**Given request**
Below are entries. Give back exactly the lines from the one containing "Generate a Python" through the one containing "import plotly.graph_objects as go", inclusive, without the pictures.

*** The records

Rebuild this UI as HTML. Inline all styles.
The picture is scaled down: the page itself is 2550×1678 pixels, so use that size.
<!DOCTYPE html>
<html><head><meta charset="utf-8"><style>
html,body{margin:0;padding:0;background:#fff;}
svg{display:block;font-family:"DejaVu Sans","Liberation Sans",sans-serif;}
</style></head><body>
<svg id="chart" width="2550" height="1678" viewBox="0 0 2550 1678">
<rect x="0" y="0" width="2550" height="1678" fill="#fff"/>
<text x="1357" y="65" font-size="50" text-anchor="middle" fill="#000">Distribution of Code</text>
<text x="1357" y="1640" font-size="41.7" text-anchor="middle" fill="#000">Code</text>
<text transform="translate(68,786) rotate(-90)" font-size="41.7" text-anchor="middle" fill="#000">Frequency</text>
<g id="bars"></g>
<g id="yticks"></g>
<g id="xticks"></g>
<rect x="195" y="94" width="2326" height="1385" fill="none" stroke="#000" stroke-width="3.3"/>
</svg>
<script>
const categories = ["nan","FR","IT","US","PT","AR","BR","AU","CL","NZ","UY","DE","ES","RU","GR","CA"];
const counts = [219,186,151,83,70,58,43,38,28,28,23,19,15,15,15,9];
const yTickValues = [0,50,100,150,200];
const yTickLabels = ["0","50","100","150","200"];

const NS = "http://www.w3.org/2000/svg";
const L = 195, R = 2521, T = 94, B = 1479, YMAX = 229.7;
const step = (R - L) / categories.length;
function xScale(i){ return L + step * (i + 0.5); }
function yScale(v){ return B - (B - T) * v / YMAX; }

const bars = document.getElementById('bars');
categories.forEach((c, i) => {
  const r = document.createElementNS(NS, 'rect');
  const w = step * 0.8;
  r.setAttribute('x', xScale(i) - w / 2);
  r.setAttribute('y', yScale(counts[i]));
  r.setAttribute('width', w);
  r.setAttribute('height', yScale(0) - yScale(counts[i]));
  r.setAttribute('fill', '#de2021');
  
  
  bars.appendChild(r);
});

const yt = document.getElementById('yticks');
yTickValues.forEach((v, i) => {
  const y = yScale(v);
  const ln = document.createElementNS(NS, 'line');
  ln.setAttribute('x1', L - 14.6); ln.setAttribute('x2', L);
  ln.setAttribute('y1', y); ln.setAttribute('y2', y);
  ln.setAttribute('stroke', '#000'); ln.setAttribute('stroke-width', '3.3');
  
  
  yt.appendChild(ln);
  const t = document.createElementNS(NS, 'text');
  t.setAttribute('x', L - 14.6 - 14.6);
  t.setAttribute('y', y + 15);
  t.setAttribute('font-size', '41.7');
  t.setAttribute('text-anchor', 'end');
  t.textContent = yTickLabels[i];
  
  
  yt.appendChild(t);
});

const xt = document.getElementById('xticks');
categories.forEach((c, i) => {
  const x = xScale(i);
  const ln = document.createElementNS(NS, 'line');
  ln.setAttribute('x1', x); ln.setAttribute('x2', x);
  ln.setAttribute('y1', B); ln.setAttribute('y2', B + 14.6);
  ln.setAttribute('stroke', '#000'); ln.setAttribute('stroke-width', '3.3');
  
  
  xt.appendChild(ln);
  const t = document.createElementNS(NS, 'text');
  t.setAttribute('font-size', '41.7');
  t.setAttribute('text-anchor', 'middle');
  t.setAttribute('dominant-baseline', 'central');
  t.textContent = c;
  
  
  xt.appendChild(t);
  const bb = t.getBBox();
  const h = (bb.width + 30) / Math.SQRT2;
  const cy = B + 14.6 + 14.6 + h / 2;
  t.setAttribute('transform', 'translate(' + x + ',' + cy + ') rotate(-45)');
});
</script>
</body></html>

******
*** The records

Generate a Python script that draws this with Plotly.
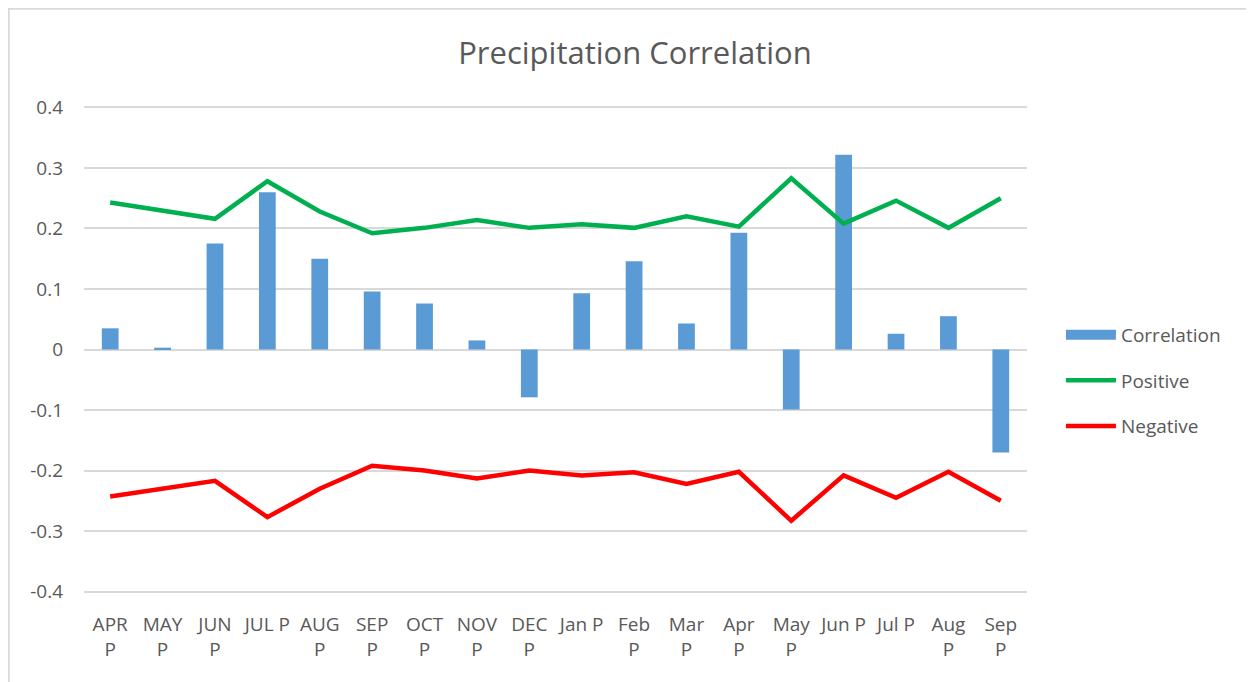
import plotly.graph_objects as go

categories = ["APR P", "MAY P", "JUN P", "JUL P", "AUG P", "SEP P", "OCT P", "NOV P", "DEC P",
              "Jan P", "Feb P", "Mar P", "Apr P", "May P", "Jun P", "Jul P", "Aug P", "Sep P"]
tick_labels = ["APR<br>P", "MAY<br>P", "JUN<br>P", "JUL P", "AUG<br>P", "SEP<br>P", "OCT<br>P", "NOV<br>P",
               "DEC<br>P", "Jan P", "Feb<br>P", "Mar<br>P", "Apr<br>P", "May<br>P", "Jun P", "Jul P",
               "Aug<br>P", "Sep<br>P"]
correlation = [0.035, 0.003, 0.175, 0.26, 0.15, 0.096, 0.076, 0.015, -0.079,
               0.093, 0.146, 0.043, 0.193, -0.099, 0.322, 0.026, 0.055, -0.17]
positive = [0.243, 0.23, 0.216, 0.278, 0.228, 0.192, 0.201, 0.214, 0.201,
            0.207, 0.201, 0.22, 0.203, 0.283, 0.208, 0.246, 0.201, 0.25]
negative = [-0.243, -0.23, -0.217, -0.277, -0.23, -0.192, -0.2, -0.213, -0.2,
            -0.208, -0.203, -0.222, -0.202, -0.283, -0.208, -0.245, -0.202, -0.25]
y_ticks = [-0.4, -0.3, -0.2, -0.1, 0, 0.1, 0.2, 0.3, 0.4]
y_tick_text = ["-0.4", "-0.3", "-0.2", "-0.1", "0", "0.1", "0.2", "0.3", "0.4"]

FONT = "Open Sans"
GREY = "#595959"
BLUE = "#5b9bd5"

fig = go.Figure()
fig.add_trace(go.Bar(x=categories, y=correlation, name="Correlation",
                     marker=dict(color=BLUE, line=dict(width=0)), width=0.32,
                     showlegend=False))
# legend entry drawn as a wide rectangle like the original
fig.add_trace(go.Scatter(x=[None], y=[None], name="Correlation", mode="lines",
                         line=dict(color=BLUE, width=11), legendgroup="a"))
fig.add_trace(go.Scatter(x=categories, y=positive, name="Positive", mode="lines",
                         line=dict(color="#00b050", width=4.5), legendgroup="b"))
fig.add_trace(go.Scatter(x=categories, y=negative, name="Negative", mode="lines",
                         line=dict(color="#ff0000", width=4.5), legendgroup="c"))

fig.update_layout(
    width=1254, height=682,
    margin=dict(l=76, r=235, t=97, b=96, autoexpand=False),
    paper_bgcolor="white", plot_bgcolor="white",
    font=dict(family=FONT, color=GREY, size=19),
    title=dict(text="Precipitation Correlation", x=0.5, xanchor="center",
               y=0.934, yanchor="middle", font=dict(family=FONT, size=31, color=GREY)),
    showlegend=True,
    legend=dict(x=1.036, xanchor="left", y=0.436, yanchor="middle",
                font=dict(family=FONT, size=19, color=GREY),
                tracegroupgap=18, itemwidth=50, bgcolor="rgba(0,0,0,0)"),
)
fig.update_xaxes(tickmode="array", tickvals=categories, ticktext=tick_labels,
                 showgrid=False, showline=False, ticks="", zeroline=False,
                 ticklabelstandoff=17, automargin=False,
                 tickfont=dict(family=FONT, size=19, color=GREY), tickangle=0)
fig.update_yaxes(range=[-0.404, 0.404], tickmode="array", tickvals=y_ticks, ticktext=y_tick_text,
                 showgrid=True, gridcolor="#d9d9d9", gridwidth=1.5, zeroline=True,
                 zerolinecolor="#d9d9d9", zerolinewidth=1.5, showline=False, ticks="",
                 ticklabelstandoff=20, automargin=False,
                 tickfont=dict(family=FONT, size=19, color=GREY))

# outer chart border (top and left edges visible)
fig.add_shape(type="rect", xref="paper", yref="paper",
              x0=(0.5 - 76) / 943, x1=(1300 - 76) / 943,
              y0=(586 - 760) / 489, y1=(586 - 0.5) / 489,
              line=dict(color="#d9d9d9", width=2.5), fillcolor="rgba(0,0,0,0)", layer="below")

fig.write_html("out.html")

******
*** The records

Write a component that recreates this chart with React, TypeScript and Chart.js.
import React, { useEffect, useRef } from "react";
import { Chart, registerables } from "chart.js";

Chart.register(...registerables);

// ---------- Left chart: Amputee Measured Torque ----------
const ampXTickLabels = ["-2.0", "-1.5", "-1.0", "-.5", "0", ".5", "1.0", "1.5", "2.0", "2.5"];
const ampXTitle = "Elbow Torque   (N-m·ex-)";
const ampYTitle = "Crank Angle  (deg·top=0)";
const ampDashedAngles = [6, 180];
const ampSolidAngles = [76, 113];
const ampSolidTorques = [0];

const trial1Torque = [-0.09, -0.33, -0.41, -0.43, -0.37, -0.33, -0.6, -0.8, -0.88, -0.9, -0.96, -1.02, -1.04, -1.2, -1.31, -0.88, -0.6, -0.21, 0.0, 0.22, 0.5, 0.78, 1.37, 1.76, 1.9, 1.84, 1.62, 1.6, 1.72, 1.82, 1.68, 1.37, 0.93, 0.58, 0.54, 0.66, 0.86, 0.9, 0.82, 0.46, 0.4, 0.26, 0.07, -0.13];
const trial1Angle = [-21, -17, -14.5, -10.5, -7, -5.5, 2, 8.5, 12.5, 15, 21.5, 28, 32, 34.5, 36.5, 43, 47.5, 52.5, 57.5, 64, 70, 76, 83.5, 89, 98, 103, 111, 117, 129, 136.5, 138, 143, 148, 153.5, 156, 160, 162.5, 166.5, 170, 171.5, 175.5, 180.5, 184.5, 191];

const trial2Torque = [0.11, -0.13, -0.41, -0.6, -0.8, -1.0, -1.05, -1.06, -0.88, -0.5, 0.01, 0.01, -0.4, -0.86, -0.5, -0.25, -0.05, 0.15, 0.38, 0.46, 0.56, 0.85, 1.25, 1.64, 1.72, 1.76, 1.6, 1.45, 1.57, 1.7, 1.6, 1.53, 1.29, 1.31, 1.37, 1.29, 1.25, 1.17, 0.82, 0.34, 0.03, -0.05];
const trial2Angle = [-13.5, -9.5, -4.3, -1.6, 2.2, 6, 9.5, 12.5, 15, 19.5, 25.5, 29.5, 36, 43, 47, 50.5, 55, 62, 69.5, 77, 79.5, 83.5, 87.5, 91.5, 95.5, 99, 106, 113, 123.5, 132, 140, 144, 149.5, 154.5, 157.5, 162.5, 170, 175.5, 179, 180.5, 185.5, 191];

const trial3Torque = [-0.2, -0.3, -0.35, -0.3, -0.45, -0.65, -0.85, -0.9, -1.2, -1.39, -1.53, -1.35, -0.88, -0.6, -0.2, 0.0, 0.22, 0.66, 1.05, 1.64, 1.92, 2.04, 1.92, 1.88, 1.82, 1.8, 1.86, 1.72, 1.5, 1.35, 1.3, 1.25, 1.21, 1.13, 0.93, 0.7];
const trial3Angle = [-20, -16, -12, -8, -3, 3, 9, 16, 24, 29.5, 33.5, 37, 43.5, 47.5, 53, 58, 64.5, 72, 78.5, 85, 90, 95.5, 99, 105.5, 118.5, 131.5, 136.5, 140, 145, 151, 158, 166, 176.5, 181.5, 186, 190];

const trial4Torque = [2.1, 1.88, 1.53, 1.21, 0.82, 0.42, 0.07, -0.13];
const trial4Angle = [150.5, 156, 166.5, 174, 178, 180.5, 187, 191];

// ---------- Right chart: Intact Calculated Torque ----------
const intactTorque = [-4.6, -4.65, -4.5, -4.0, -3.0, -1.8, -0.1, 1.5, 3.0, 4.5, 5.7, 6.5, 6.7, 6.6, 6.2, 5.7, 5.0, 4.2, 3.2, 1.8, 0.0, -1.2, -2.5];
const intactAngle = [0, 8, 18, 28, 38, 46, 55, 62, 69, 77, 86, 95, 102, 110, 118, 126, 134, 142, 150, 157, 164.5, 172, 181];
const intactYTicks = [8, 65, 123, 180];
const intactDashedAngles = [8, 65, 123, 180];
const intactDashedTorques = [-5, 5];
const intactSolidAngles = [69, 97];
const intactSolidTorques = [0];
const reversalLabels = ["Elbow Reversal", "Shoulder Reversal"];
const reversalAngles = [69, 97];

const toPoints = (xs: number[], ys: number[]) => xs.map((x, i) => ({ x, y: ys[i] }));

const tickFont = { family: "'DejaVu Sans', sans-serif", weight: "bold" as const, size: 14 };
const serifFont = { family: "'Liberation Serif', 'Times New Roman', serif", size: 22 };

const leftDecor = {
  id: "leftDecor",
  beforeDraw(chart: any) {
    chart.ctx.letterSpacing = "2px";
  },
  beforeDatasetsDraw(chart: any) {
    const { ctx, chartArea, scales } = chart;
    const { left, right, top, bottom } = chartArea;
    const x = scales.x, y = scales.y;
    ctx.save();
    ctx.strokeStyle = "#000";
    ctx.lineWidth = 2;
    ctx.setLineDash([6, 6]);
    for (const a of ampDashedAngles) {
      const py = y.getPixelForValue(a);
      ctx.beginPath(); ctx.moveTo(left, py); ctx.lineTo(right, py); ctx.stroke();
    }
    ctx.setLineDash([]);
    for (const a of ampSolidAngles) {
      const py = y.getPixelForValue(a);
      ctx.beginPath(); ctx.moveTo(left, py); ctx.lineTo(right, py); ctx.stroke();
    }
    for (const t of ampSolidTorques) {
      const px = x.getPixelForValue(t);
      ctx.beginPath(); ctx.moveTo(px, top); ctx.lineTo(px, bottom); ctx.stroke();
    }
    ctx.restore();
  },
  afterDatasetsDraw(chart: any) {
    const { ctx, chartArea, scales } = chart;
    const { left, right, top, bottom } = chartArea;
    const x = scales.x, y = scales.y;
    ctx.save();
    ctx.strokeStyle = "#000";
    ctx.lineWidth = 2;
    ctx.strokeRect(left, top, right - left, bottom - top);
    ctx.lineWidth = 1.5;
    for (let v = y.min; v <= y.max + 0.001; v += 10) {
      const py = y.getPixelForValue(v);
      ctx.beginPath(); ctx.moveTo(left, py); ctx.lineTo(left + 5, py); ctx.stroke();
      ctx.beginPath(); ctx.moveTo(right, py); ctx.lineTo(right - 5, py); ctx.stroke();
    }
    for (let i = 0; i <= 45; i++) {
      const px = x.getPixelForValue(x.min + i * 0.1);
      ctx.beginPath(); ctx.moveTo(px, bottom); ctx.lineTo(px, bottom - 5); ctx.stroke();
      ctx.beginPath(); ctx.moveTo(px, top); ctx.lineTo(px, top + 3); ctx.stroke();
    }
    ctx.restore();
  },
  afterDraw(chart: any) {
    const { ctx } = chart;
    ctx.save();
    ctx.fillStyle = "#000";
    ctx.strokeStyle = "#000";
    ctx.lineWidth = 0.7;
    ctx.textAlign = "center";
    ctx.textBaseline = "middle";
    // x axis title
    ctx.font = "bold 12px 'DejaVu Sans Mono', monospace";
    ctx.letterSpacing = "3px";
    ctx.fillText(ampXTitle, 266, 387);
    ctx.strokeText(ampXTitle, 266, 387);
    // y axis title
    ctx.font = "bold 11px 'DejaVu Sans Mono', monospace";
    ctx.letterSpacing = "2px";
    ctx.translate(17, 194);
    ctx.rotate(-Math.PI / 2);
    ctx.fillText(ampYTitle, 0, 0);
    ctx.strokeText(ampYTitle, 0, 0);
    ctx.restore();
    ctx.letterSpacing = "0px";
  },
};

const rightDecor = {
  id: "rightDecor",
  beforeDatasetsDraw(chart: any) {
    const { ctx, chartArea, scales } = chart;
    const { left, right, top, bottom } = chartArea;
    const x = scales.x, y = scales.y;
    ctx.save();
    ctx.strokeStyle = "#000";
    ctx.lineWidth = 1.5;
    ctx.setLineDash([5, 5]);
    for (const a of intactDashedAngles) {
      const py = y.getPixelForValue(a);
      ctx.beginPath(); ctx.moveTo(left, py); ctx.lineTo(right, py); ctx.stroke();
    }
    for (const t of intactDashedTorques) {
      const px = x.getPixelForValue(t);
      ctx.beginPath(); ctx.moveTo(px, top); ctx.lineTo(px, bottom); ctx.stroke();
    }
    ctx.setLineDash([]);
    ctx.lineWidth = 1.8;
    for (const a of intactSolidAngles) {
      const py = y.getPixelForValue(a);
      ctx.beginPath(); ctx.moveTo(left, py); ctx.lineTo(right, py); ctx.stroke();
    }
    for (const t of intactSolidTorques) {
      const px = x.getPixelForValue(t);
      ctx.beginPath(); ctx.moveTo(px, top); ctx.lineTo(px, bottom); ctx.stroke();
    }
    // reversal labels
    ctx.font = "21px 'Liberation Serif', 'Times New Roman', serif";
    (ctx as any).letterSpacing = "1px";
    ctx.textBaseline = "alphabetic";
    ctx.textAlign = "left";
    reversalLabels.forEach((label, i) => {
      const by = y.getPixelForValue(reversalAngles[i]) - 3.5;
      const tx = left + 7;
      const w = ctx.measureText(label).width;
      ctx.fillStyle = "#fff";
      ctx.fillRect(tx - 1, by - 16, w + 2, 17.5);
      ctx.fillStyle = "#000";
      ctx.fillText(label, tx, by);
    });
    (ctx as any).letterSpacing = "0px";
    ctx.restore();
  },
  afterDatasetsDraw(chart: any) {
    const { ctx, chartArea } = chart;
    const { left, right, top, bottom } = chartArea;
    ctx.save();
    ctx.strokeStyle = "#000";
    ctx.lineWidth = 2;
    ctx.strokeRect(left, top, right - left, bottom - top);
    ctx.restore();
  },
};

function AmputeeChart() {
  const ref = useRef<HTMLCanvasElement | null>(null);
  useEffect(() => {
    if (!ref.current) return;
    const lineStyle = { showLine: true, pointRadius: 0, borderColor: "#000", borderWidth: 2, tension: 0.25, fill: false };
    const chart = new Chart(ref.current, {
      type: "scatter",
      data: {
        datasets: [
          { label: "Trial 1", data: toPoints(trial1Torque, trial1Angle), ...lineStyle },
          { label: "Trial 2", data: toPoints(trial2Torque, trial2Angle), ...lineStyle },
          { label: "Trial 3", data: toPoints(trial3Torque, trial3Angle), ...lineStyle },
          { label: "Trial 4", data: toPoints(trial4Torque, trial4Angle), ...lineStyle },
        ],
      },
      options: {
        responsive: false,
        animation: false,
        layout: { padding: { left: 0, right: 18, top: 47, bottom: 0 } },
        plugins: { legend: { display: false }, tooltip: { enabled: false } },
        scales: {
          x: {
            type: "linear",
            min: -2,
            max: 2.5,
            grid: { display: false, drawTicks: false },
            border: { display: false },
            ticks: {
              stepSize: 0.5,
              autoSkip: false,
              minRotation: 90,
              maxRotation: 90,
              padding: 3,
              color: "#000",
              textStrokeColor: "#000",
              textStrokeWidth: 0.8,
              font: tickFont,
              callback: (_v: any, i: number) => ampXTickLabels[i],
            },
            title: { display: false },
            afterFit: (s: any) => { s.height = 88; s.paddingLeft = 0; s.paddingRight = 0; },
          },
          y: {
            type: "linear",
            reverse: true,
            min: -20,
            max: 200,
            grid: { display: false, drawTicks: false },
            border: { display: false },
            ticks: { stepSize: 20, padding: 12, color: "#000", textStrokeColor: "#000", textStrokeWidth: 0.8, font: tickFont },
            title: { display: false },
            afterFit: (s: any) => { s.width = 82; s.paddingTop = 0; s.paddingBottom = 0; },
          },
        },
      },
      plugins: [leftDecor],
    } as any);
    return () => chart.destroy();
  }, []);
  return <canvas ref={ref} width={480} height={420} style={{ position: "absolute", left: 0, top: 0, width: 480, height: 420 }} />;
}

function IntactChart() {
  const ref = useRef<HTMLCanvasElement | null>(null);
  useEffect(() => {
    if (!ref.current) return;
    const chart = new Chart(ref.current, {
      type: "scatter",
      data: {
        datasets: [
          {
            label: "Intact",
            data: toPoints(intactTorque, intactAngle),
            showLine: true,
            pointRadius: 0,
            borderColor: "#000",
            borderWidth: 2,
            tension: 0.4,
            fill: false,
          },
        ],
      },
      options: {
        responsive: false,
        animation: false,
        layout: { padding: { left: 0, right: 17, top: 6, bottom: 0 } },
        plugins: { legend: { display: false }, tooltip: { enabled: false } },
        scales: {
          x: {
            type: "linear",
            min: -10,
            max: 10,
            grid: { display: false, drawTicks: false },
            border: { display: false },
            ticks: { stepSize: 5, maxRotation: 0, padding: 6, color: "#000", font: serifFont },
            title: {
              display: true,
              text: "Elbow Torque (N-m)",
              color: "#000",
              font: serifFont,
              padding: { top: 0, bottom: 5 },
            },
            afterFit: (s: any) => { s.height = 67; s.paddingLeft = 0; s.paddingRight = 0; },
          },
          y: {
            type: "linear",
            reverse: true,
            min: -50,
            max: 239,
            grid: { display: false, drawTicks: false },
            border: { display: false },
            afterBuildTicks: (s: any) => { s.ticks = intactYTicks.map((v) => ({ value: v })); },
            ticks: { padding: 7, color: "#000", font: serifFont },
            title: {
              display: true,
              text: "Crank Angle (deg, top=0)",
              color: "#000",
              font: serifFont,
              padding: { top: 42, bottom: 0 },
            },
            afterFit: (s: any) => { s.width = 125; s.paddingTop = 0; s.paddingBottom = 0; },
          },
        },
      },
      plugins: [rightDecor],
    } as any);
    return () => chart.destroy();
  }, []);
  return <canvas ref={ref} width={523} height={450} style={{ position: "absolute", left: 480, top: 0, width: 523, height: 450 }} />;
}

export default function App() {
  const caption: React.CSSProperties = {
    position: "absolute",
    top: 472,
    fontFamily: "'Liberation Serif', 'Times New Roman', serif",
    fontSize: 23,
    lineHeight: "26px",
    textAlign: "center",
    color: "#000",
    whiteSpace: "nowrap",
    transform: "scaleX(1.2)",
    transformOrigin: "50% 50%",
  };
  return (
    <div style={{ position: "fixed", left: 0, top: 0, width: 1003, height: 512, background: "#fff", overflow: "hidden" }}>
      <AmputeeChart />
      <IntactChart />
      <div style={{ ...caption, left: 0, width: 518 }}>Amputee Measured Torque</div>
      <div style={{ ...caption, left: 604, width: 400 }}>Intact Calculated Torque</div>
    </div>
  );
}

******

**Response to this exercise**
Generate a Python script that draws this with Plotly.
import plotly.graph_objects as go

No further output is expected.